Это были ТЕ слова! Те самые, которые я должна была сказать сначала! Потому что я чувствовала их! Потому что моя ярость и злость были связаны с ними. В каком-то ужасе и растерянности Макс уставился на меня. И на секунду забыл, что должен сопротивляться. Я сжала руку, и она вдруг, как масло, вошла в его кожу. Будто прожгла насквозь… Завершающиеся лепестки спасительного смерча кружились за моей спиной, и последним усилием я забросила нас двоих на этот уходящий поезд…
Почти все время было тихо. Иногда я слышала медсестер, слышала, как шуршали их халаты и какие-то склянки. Но я не открывала глаза. Даже не дергалась, когда в меня вставляли очередную иглу. Иногда я слышала снег. Наверное, это была лишь иллюзия, что я его слышала. Но я точно знала, что за окном падают белые хлопья. Я собака, у меня чутье. Мне не обязательно что-то видеть, чтобы знать. На самом деле мне хотелось, чтобы при мне говорили, побольше говорили. Но все молчали.
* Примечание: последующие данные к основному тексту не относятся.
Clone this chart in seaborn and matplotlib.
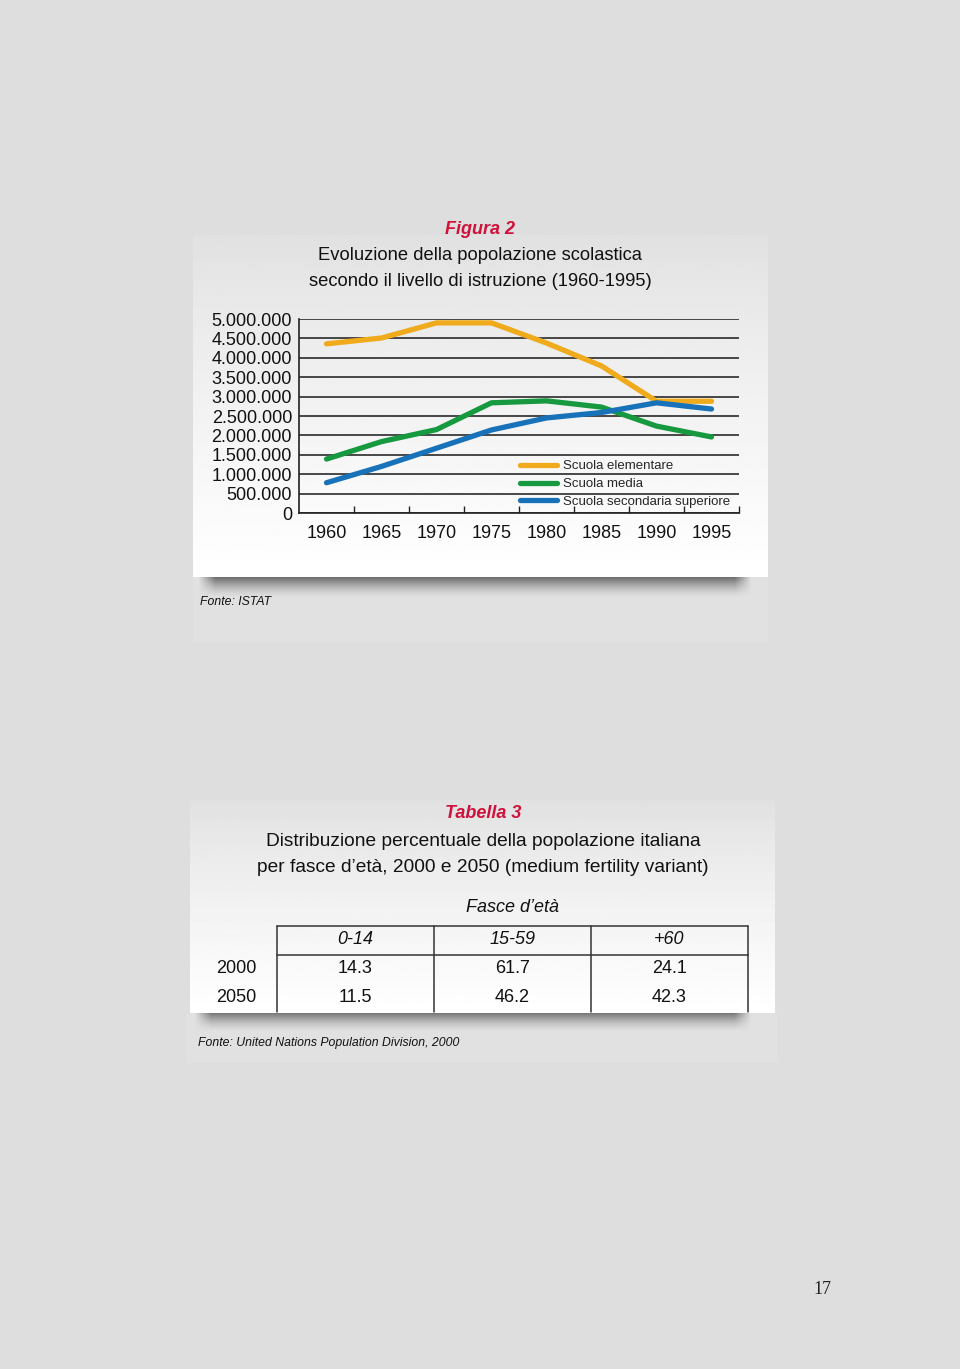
import numpy as np
import pandas as pd
import seaborn as sns
import matplotlib.pyplot as plt
from matplotlib.ticker import FuncFormatter, FixedLocator

sns.set_theme(style="white")
plt.rcParams["font.family"] = ["Liberation Sans", "DejaVu Sans"]

# --- data: Figura 2 (scholastic population, millions) ---
anni = [1960, 1965, 1970, 1975, 1980, 1985, 1990, 1995]
elementare = [4.36, 4.51, 4.90, 4.90, 4.38, 3.79, 2.88, 2.88]
media = [1.39, 1.84, 2.15, 2.84, 2.89, 2.73, 2.24, 1.96]
secondaria = [0.78, 1.20, 1.67, 2.14, 2.45, 2.59, 2.84, 2.68]
livelli = ["Scuola elementare", "Scuola media", "Scuola secondaria superiore"]
colori = ["#f0ab1c", "#17993f", "#1872b9"]
y_ticks = [0, 500000, 1000000, 1500000, 2000000, 2500000,
           3000000, 3500000, 4000000, 4500000, 5000000]

# --- data: Tabella 3 ---
fasce = ["0-14", "15-59", "+60"]
anni_tab = ["2000", "2050"]
valori_2000 = [14.3, 61.7, 24.1]
valori_2050 = [11.5, 46.2, 42.3]

W, H = 960, 1369
RED = "#d0123b"
INK = "#111111"


def rect(x0, y0, x1, y1):
    return [x0 / W, 1 - y1 / H, (x1 - x0) / W, (y1 - y0) / H]


def panel(ax, x0, y0, x1, y1, top=0.88):
    g = np.linspace(0, 1, 200) ** 0.8
    col = top + (1 - top) * g
    img = np.repeat(col[:, None], 2, axis=1)
    ax.imshow(img, cmap="gray", vmin=0, vmax=1, extent=(x0, x1, y1, y0),
              origin="upper", aspect="auto", interpolation="bilinear", zorder=2)


def shadow(ax, x0, y0, x1, y1):
    h, w = 60, 400
    yy = np.linspace(0, 1, h)
    xx = np.linspace(0, 1, w)
    fy = np.clip((1 - yy) / 0.55, 0, 1) ** 1.5
    fx = np.clip(np.minimum(xx, 1 - xx) / 0.03, 0, 1)
    a = np.outer(fy, fx) * 0.92
    rgba = np.zeros((h, w, 4))
    rgba[..., :3] = 0.38
    rgba[..., 3] = a
    ax.imshow(rgba, extent=(x0, x1, y1, y0), origin="upper", aspect="auto",
              interpolation="bilinear", zorder=1)


fig = plt.figure(figsize=(W / 100, H / 100), dpi=100)
fig.patch.set_facecolor("#dedede")

bg = fig.add_axes([0, 0, 1, 1])
bg.set_zorder(0)
bg.axis("off")

# panels, shadows and faint boxes
bg.add_patch(plt.Rectangle((193, 577), 575, 65, color="#e1e1e1", lw=0, zorder=0.5))
bg.add_patch(plt.Rectangle((187, 1013), 590, 50, color="#e1e1e1", lw=0, zorder=0.5))
shadow(bg, 198, 560, 752, 598)
panel(bg, 193, 235, 768, 577)
shadow(bg, 194, 995, 752, 1032)
panel(bg, 190, 800, 775, 1013)
bg.set_xlim(0, W)
bg.set_ylim(H, 0)

# titles
bg.text(480, 229, "Figura 2", color=RED, fontsize=13, fontweight="bold",
        style="italic", ha="center", va="center", zorder=5)
bg.text(480, 256, "Evoluzione della popolazione scolastica", fontsize=13.2,
        ha="center", va="center", color=INK, zorder=5)
bg.text(480, 282, "secondo il livello di istruzione (1960-1995)", fontsize=13.2,
        ha="center", va="center", color=INK, zorder=5)
bg.text(200, 602, "Fonte: ISTAT", fontsize=8.8, style="italic", ha="left",
        va="center", color=INK, zorder=5)

bg.text(483, 814, "Tabella 3", color=RED, fontsize=13, fontweight="bold",
        style="italic", ha="center", va="center", zorder=5)
bg.text(483, 841, "Distribuzione percentuale della popolazione italiana",
        fontsize=13.8, ha="center", va="center", color=INK, zorder=5)
bg.text(483, 867, "per fasce d\u2019et\u00e0, 2000 e 2050 (medium fertility variant)",
        fontsize=13.8, ha="center", va="center", color=INK, zorder=5)
bg.text(512, 907, "Fasce d\u2019et\u00e0", fontsize=13, style="italic",
        ha="center", va="center", color=INK, zorder=5)
bg.text(198, 1043, "Fonte: United Nations Population Division, 2000",
        fontsize=8.8, style="italic", ha="left", va="center",
        color=INK, zorder=5)
bg.text(822, 1290, "17", fontsize=13, family="Liberation Serif",
        ha="center", va="center", color="#222222", zorder=5)

# --- line chart ---
df = pd.DataFrame({
    "anno": anni * 3,
    "valore": np.array(elementare + media + secondaria) * 1e6,
    "livello": np.repeat(livelli, len(anni)),
})

ax = fig.add_axes(rect(299, 319, 739, 513))
ax.set_zorder(3)
ax.patch.set_alpha(0)
sns.lineplot(data=df, x="anno", y="valore", hue="livello", hue_order=livelli,
             palette=colori, lw=3.8, ax=ax, solid_capstyle="round")

ax.set_xlim(1957.5, 1997.5)
ax.set_ylim(0, 5000000)
ax.set_xticks(anni)
ax.set_xticklabels([str(a) for a in anni])
ax.xaxis.set_minor_locator(FixedLocator([a + 2.5 for a in anni]))
ax.tick_params(axis="x", which="major", length=0, pad=9, labelsize=13,
               labelcolor=INK)
ax.tick_params(axis="x", which="minor", direction="in", length=5, width=1,
               color="#222222", bottom=True)
ax.set_yticks(y_ticks)
ax.yaxis.set_major_formatter(FuncFormatter(lambda v, p: f"{int(v):,}".replace(",", ".")))
ax.tick_params(axis="y", length=0, pad=5, labelsize=13, labelcolor=INK)
ax.grid(axis="y", color="#2a2a2a", lw=1.2)
ax.grid(axis="x", visible=False)
ax.set_axisbelow(True)
for s in ["top", "right"]:
    ax.spines[s].set_visible(False)
for s in ["left", "bottom"]:
    ax.spines[s].set_color("#222222")
    ax.spines[s].set_linewidth(1.2)
ax.set_xlabel("")
ax.set_ylabel("")
for ln in ax.get_lines():
    ln.set_clip_on(False)

handles, labels = ax.get_legend_handles_labels()
leg = ax.legend(handles, labels, loc="upper left", bbox_to_anchor=(0.502, 0.272),
                frameon=False, fontsize=9.5, handlelength=2.8, handletextpad=0.45,
                labelspacing=0.42, borderpad=0, borderaxespad=0)
for lh in leg.get_lines():
    lh.set_linewidth(3.8)

# --- table ---
tb = fig.add_axes(rect(277, 926, 748, 1012))
tb.set_zorder(3)
tb.patch.set_alpha(0)
tb.axis("off")
tb.set_xlim(-0.5, 2.5)
tb.set_ylim(2.5, -0.5)
righe = [valori_2000, valori_2050]
for j, f in enumerate(fasce):
    tb.text(j, -0.02, f, ha="center", va="center", fontsize=13, style="italic",
            color=INK)
for i, (lab, vals) in enumerate(zip(anni_tab, righe), start=1):
    tb.text(-0.76, i - 0.02, lab, ha="center", va="center", fontsize=13,
            color=INK, clip_on=False)
    for j, v in enumerate(vals):
        tb.text(j, i - 0.02, f"{v:.1f}", ha="center", va="center", fontsize=13,
                color=INK)
for xv in [-0.5, 0.5, 1.5, 2.5]:
    tb.plot([xv, xv], [-0.5, 2.5], color="#333333", lw=1.1, clip_on=False)
for yv in [-0.5, 0.5]:
    tb.plot([-0.5, 2.5], [yv, yv], color="#333333", lw=1.1, clip_on=False)

fig.savefig("out.png", dpi=100)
Наверное, такие были правила. Иногда я спала. Чаще я спала. Я могла давно уже открыть глаза и что-нибудь сказать. Но я очень устала. Просто хотелось немного отдохнуть. Потом столько дел прибавится… Иногда приходила мама и долго держала меня за руку. Она была не похожа на ту пустую равнодушную маму из моего сна. Она была нежной и заботливой, любила меня. Я чувствовала это, когда она брала меня за руку. Однажды она пришла с сестрой.
– Почему она не приходит в себя, если вышла из комы? – спросила сестра.
– Тише, здесь нельзя говорить громко, – одернула ее мама. – Она слишком слаба.
Какое-то время Светка держалась и соблюдала скорбное молчание. Но наконец не выдержала:
– А ты веришь в этого шамана, ма? Я верю.
– Я верю в нашу медицину, – вздохнула мама. – А шаманы эти… этот Чехов – просто шарлатан. Беликов потратил на него целое состояние, а результата не было.
– Ма, ну они же вышли из комы! И одновременно! Такого не бывает. Даже доктор Сашкин сказал, что это похоже на чудо.
– Не знаю, малыш. Какая уже разница, правда?
– А может, Сашка стала сумасшедшая… знаешь, бывает, что от комы мозг повреждается. Мы не узнаем, как она, пока она не заговорит.
– Не мели глупости! Выйди лучше, подожди в коридоре.
Я открыла глаза. Свет ослепил меня, и стало невыносимо больно. Но разве это была боль? Мелочи… Просто палата слишком белая, белые халаты на маме и сестре, белый снежный свет из окна. Кто придумал этот бред: в больнице все должно быть белым?!
– Сашенька… – мама сразу заплакала. – Иди, скорее зови врачей, Саша открыла глаза! – это она сестре.
– Мама… – губы мои были сухими, как пески Сахары. Как же тяжело было говорить… кусок наждачки вместо языка. – Я не сумасшедшая, честно.